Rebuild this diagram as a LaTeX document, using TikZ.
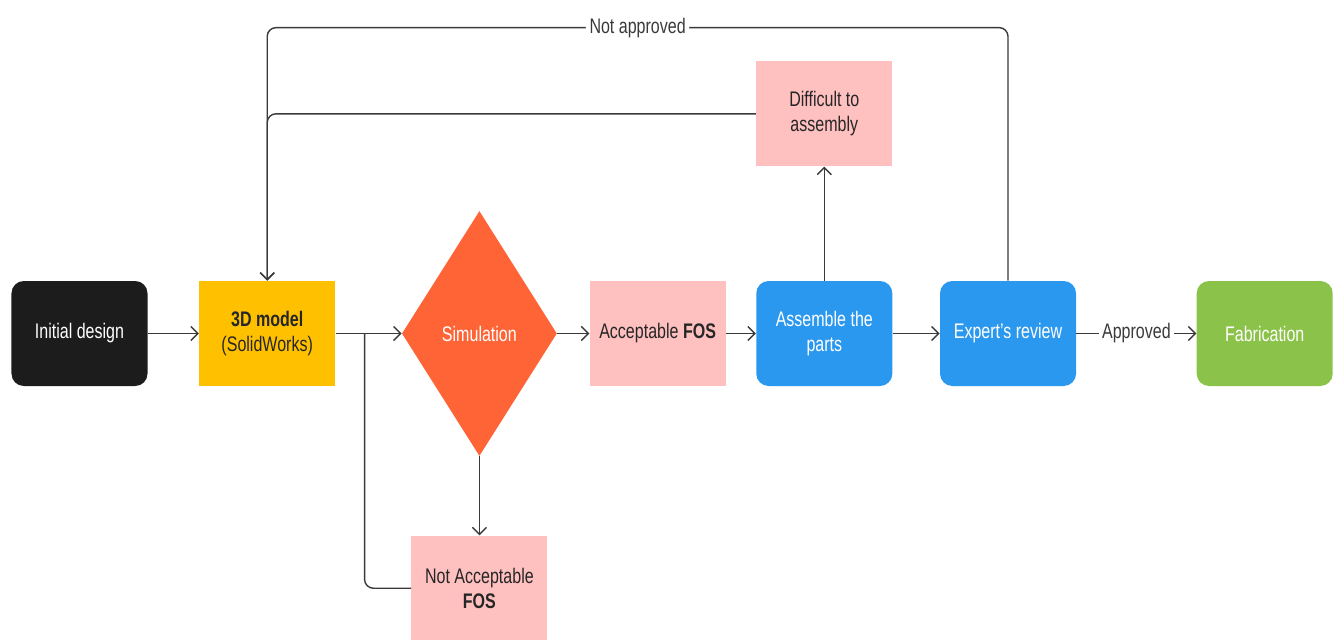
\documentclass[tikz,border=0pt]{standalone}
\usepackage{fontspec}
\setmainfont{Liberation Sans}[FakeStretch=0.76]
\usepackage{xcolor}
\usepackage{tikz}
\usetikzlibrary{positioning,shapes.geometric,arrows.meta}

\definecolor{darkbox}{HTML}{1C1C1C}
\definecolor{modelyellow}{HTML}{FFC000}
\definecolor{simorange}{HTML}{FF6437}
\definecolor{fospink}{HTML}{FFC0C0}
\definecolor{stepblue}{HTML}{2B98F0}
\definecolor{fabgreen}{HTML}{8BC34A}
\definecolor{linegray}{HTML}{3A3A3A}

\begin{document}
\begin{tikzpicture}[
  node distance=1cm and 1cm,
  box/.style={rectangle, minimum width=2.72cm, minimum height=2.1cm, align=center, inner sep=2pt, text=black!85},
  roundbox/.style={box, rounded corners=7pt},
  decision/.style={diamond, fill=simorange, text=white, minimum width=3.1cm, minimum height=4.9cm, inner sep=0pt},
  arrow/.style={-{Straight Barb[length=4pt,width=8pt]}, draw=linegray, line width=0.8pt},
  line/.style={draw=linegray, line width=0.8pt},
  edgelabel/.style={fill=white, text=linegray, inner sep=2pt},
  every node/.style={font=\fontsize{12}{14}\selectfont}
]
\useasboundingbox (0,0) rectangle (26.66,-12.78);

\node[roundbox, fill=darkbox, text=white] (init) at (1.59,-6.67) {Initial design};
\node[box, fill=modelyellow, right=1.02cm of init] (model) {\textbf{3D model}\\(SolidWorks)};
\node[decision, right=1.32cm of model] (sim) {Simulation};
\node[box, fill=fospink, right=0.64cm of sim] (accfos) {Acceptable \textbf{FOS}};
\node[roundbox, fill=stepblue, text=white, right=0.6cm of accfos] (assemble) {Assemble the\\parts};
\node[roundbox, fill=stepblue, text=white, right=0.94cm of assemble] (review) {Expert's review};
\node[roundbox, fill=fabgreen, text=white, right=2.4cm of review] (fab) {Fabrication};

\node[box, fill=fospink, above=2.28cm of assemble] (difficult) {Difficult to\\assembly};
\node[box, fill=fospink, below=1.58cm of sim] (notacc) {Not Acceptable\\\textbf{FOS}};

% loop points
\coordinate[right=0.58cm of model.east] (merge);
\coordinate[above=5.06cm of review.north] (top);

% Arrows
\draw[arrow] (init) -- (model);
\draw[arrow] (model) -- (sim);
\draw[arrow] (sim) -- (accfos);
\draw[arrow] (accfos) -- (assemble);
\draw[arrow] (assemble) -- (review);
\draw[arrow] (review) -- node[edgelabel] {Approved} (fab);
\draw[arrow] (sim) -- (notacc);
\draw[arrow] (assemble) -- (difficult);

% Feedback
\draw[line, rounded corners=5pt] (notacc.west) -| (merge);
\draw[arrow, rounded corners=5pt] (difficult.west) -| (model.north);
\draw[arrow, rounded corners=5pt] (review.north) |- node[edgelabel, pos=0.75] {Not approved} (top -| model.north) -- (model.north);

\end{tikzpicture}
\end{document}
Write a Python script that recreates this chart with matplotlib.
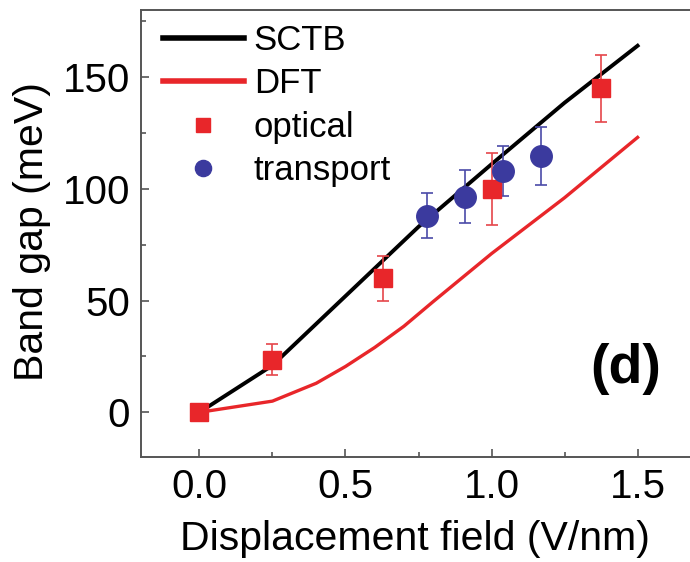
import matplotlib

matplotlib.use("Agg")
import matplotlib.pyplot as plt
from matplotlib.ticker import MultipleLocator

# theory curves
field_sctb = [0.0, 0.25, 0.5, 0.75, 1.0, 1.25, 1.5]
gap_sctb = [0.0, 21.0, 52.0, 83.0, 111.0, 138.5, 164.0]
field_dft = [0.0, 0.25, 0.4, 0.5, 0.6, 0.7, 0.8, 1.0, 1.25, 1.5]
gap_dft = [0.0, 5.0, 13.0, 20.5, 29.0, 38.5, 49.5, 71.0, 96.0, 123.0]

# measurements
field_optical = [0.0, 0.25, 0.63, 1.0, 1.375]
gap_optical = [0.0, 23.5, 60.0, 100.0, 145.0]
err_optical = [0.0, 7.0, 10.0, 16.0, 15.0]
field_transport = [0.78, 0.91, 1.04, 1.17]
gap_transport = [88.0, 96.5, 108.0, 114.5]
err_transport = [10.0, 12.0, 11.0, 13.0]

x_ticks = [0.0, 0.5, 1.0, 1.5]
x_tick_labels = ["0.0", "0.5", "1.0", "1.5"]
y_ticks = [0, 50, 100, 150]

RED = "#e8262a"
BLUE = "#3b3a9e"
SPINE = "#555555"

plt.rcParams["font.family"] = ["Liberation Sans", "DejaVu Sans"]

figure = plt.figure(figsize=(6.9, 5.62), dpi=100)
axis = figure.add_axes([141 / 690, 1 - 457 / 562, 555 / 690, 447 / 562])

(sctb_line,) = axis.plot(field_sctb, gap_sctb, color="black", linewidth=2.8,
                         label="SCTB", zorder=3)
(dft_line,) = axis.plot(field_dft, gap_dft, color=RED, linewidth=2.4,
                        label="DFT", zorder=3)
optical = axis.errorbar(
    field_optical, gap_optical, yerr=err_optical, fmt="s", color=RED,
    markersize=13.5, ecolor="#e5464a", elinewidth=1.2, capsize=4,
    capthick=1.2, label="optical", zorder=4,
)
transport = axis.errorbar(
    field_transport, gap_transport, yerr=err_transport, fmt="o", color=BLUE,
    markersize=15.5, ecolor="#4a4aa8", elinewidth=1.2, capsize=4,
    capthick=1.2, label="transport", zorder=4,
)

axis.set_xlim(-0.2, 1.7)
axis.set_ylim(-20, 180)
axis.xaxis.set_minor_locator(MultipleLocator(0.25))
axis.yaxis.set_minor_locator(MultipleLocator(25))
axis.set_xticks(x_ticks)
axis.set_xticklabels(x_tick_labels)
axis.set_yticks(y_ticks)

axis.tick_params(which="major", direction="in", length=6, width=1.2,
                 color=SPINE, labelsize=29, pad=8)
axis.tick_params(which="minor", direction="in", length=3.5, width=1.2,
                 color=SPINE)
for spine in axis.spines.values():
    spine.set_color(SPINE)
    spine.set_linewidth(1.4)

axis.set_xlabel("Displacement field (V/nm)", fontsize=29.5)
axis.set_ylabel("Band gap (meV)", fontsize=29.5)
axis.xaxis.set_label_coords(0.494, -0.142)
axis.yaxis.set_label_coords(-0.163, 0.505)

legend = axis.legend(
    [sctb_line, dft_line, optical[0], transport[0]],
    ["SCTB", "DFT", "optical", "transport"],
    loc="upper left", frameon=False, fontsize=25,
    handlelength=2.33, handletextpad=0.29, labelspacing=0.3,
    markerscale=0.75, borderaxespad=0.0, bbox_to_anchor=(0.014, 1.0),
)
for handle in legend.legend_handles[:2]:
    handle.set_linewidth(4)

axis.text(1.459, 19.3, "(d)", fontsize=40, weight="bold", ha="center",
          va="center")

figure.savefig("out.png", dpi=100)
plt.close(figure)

● Job:
Output the data above without changes, apart from leaving out the pictures.

● Worked answer:
Rebuild this diagram as a LaTeX document, using TikZ.
\documentclass[tikz,border=0pt]{standalone}
\usepackage{fontspec}
\setmainfont{Liberation Sans}[FakeStretch=0.76]
\usepackage{xcolor}
\usepackage{tikz}
\usetikzlibrary{positioning,shapes.geometric,arrows.meta}

\definecolor{darkbox}{HTML}{1C1C1C}
\definecolor{modelyellow}{HTML}{FFC000}
\definecolor{simorange}{HTML}{FF6437}
\definecolor{fospink}{HTML}{FFC0C0}
\definecolor{stepblue}{HTML}{2B98F0}
\definecolor{fabgreen}{HTML}{8BC34A}
\definecolor{linegray}{HTML}{3A3A3A}

\begin{document}
\begin{tikzpicture}[
  node distance=1cm and 1cm,
  box/.style={rectangle, minimum width=2.72cm, minimum height=2.1cm, align=center, inner sep=2pt, text=black!85},
  roundbox/.style={box, rounded corners=7pt},
  decision/.style={diamond, fill=simorange, text=white, minimum width=3.1cm, minimum height=4.9cm, inner sep=0pt},
  arrow/.style={-{Straight Barb[length=4pt,width=8pt]}, draw=linegray, line width=0.8pt},
  line/.style={draw=linegray, line width=0.8pt},
  edgelabel/.style={fill=white, text=linegray, inner sep=2pt},
  every node/.style={font=\fontsize{12}{14}\selectfont}
]
\useasboundingbox (0,0) rectangle (26.66,-12.78);

\node[roundbox, fill=darkbox, text=white] (init) at (1.59,-6.67) {Initial design};
\node[box, fill=modelyellow, right=1.02cm of init] (model) {\textbf{3D model}\\(SolidWorks)};
\node[decision, right=1.32cm of model] (sim) {Simulation};
\node[box, fill=fospink, right=0.64cm of sim] (accfos) {Acceptable \textbf{FOS}};
\node[roundbox, fill=stepblue, text=white, right=0.6cm of accfos] (assemble) {Assemble the\\parts};
\node[roundbox, fill=stepblue, text=white, right=0.94cm of assemble] (review) {Expert's review};
\node[roundbox, fill=fabgreen, text=white, right=2.4cm of review] (fab) {Fabrication};

\node[box, fill=fospink, above=2.28cm of assemble] (difficult) {Difficult to\\assembly};
\node[box, fill=fospink, below=1.58cm of sim] (notacc) {Not Acceptable\\\textbf{FOS}};

% loop points
\coordinate[right=0.58cm of model.east] (merge);
\coordinate[above=5.06cm of review.north] (top);

% Arrows
\draw[arrow] (init) -- (model);
\draw[arrow] (model) -- (sim);
\draw[arrow] (sim) -- (accfos);
\draw[arrow] (accfos) -- (assemble);
\draw[arrow] (assemble) -- (review);
\draw[arrow] (review) -- node[edgelabel] {Approved} (fab);
\draw[arrow] (sim) -- (notacc);
\draw[arrow] (assemble) -- (difficult);

% Feedback
\draw[line, rounded corners=5pt] (notacc.west) -| (merge);
\draw[arrow, rounded corners=5pt] (difficult.west) -| (model.north);
\draw[arrow, rounded corners=5pt] (review.north) |- node[edgelabel, pos=0.75] {Not approved} (top -| model.north) -- (model.north);

\end{tikzpicture}
\end{document}
Write a Python script that recreates this chart with matplotlib.
import matplotlib

matplotlib.use("Agg")
import matplotlib.pyplot as plt
from matplotlib.ticker import MultipleLocator

# theory curves
field_sctb = [0.0, 0.25, 0.5, 0.75, 1.0, 1.25, 1.5]
gap_sctb = [0.0, 21.0, 52.0, 83.0, 111.0, 138.5, 164.0]
field_dft = [0.0, 0.25, 0.4, 0.5, 0.6, 0.7, 0.8, 1.0, 1.25, 1.5]
gap_dft = [0.0, 5.0, 13.0, 20.5, 29.0, 38.5, 49.5, 71.0, 96.0, 123.0]

# measurements
field_optical = [0.0, 0.25, 0.63, 1.0, 1.375]
gap_optical = [0.0, 23.5, 60.0, 100.0, 145.0]
err_optical = [0.0, 7.0, 10.0, 16.0, 15.0]
field_transport = [0.78, 0.91, 1.04, 1.17]
gap_transport = [88.0, 96.5, 108.0, 114.5]
err_transport = [10.0, 12.0, 11.0, 13.0]

x_ticks = [0.0, 0.5, 1.0, 1.5]
x_tick_labels = ["0.0", "0.5", "1.0", "1.5"]
y_ticks = [0, 50, 100, 150]

RED = "#e8262a"
BLUE = "#3b3a9e"
SPINE = "#555555"

plt.rcParams["font.family"] = ["Liberation Sans", "DejaVu Sans"]

figure = plt.figure(figsize=(6.9, 5.62), dpi=100)
axis = figure.add_axes([141 / 690, 1 - 457 / 562, 555 / 690, 447 / 562])

(sctb_line,) = axis.plot(field_sctb, gap_sctb, color="black", linewidth=2.8,
                         label="SCTB", zorder=3)
(dft_line,) = axis.plot(field_dft, gap_dft, color=RED, linewidth=2.4,
                        label="DFT", zorder=3)
optical = axis.errorbar(
    field_optical, gap_optical, yerr=err_optical, fmt="s", color=RED,
    markersize=13.5, ecolor="#e5464a", elinewidth=1.2, capsize=4,
    capthick=1.2, label="optical", zorder=4,
)
transport = axis.errorbar(
    field_transport, gap_transport, yerr=err_transport, fmt="o", color=BLUE,
    markersize=15.5, ecolor="#4a4aa8", elinewidth=1.2, capsize=4,
    capthick=1.2, label="transport", zorder=4,
)

axis.set_xlim(-0.2, 1.7)
axis.set_ylim(-20, 180)
axis.xaxis.set_minor_locator(MultipleLocator(0.25))
axis.yaxis.set_minor_locator(MultipleLocator(25))
axis.set_xticks(x_ticks)
axis.set_xticklabels(x_tick_labels)
axis.set_yticks(y_ticks)

axis.tick_params(which="major", direction="in", length=6, width=1.2,
                 color=SPINE, labelsize=29, pad=8)
axis.tick_params(which="minor", direction="in", length=3.5, width=1.2,
                 color=SPINE)
for spine in axis.spines.values():
    spine.set_color(SPINE)
    spine.set_linewidth(1.4)

axis.set_xlabel("Displacement field (V/nm)", fontsize=29.5)
axis.set_ylabel("Band gap (meV)", fontsize=29.5)
axis.xaxis.set_label_coords(0.494, -0.142)
axis.yaxis.set_label_coords(-0.163, 0.505)

legend = axis.legend(
    [sctb_line, dft_line, optical[0], transport[0]],
    ["SCTB", "DFT", "optical", "transport"],
    loc="upper left", frameon=False, fontsize=25,
    handlelength=2.33, handletextpad=0.29, labelspacing=0.3,
    markerscale=0.75, borderaxespad=0.0, bbox_to_anchor=(0.014, 1.0),
)
for handle in legend.legend_handles[:2]:
    handle.set_linewidth(4)

axis.text(1.459, 19.3, "(d)", fontsize=40, weight="bold", ha="center",
          va="center")

figure.savefig("out.png", dpi=100)
plt.close(figure)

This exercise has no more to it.